**Instructions for the task**. Your task is to retype the lines from the opening of the material through the line that includes "import plotly.graph_objects as go". Do not copy the pictures.

**Dataset extract**.
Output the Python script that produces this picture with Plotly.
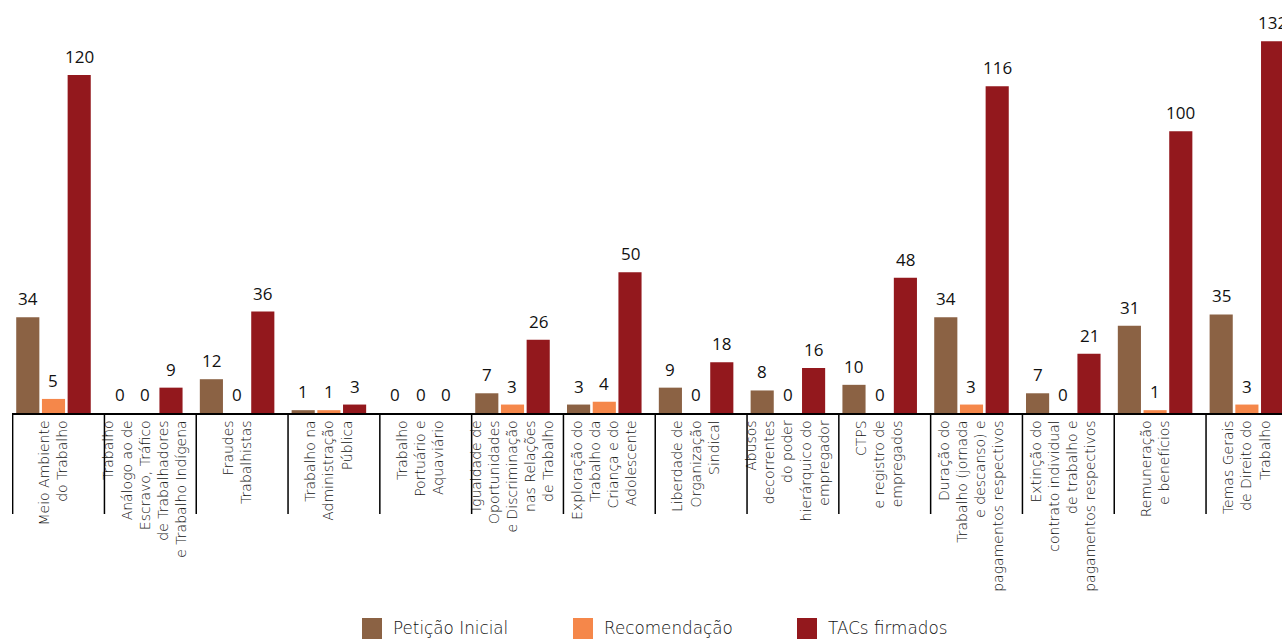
import plotly.graph_objects as go

categories = [
    "Meio Ambiente<br>do Trabalho",
    "Trabalho<br>Análogo ao de<br>Escravo, Tráfico<br>de Trabalhadores<br>e Trabalho Indígena",
    "Fraudes<br>Trabalhistas",
    "Trabalho na<br>Administração<br>Pública",
    "Trabalho<br>Portuário e<br>Aquaviário",
    "Igualdade de<br>Oportunidades<br>e Discriminação<br>nas Relações<br>de Trabalho",
    "Exploração do<br>Trabalho da<br>Criança e do<br>Adolescente",
    "Liberdade de<br>Organização<br>Sindical",
    "Abusos<br>decorrentes<br>do poder<br>hierárquico do<br>empregador",
    "CTPS<br>e registro de<br>empregados",
    "Duração do<br>Trabalho (jornada<br>e descanso) e<br>pagamentos respectivos",
    "Extinção do<br>contrato individual<br>de trabalho e<br>pagamentos respectivos",
    "Remuneração<br>e benefícios",
    "Temas Gerais<br>de Direito do<br>Trabalho",
]
peticao_inicial = [34, 0, 12, 1, 0, 7, 3, 9, 8, 10, 34, 7, 31, 35]
recomendacao = [5, 0, 0, 1, 0, 3, 4, 0, 0, 0, 3, 0, 1, 3]
tacs_firmados = [120, 9, 36, 3, 0, 26, 50, 18, 16, 48, 116, 21, 100, 132]

series_names = ["Petição Inicial", "Recomendação", "TACs firmados"]
series_values = [peticao_inicial, recomendacao, tacs_firmados]
colors = ["#8B6244", "#F5874A", "#93181D"]

FONT = "Open Sans"
LABEL_FONT = "DejaVu Sans"
TXT = "#111111"

W, H = 1282, 639
BASE = 413          # pixel row of the baseline
PLOT_L = 12

n = len(categories)
xs = list(range(n))
fig = go.Figure()
for name, vals, col in zip(series_names, series_values, colors):
    fig.add_trace(go.Bar(x=xs, y=vals, name=name, marker_color=col,
                         marker_line_width=0, showlegend=False, cliponaxis=False))

bargap = 0.16
slot = (1 - bargap) / 3
annotations = []
for k, vals in enumerate(series_values):
    for i, v in enumerate(vals):
        annotations.append(dict(x=i + (k - 1) * slot, y=v, xref="x", yref="y",
                                text=str(v), showarrow=False, yanchor="bottom",
                                yshift=5, font=dict(family=FONT, size=17, color=TXT, weight=400)))

shapes = []
for i in range(n):
    shapes.append(dict(type="line", xref="x", yref="paper", x0=i - 0.445, x1=i - 0.445,
                       y0=0, y1=-101 / BASE, line=dict(color="black", width=1.5)))

# manual legend
leg_x = [362, 573, 797]
PW = W - PLOT_L
for name, col, lx in zip(series_names, colors, leg_x):
    shapes.append(dict(type="rect", xref="paper", yref="paper",
                       x0=(lx - PLOT_L) / PW, x1=(lx + 20 - PLOT_L) / PW,
                       y0=-(639 - BASE) / BASE, y1=-(618 - BASE) / BASE,
                       fillcolor=col, line_width=0))
    annotations.append(dict(x=(lx + 29 - PLOT_L) / PW, y=-(628 - BASE) / BASE, xref="paper", yref="paper",
                            text=name, showarrow=False, xanchor="left", yanchor="middle",
                            font=dict(family=LABEL_FONT, size=16.8, color=TXT, weight=300)))

fig.update_layout(
    width=W, height=H,
    margin=dict(l=PLOT_L, r=0, t=0, b=H - BASE, pad=0),
    barmode="group", bargap=bargap, bargroupgap=0.1,
    plot_bgcolor="white", paper_bgcolor="white",
    font=dict(family=FONT, color=TXT),
    xaxis=dict(range=[-0.452, -0.452 + PW / 91.8], tickmode="array", tickvals=xs,
               ticktext=categories, tickangle=-90, ticks="", showgrid=False,
               zeroline=False, showline=True, linecolor="black", linewidth=1.5,
               tickfont=dict(family=LABEL_FONT, size=14, color=TXT, weight=300)),
    yaxis=dict(range=[0, BASE / 2.817], visible=False, showgrid=False, zeroline=False),
    shapes=shapes, annotations=annotations,
)
fig.write_html("out.html", config={"displayModeBar": False},
               post_script="document.body.style.margin='0';document.body.style.overflow='hidden';")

**Exercise answer**.
Output the Python script that produces this picture with Plotly.
import plotly.graph_objects as go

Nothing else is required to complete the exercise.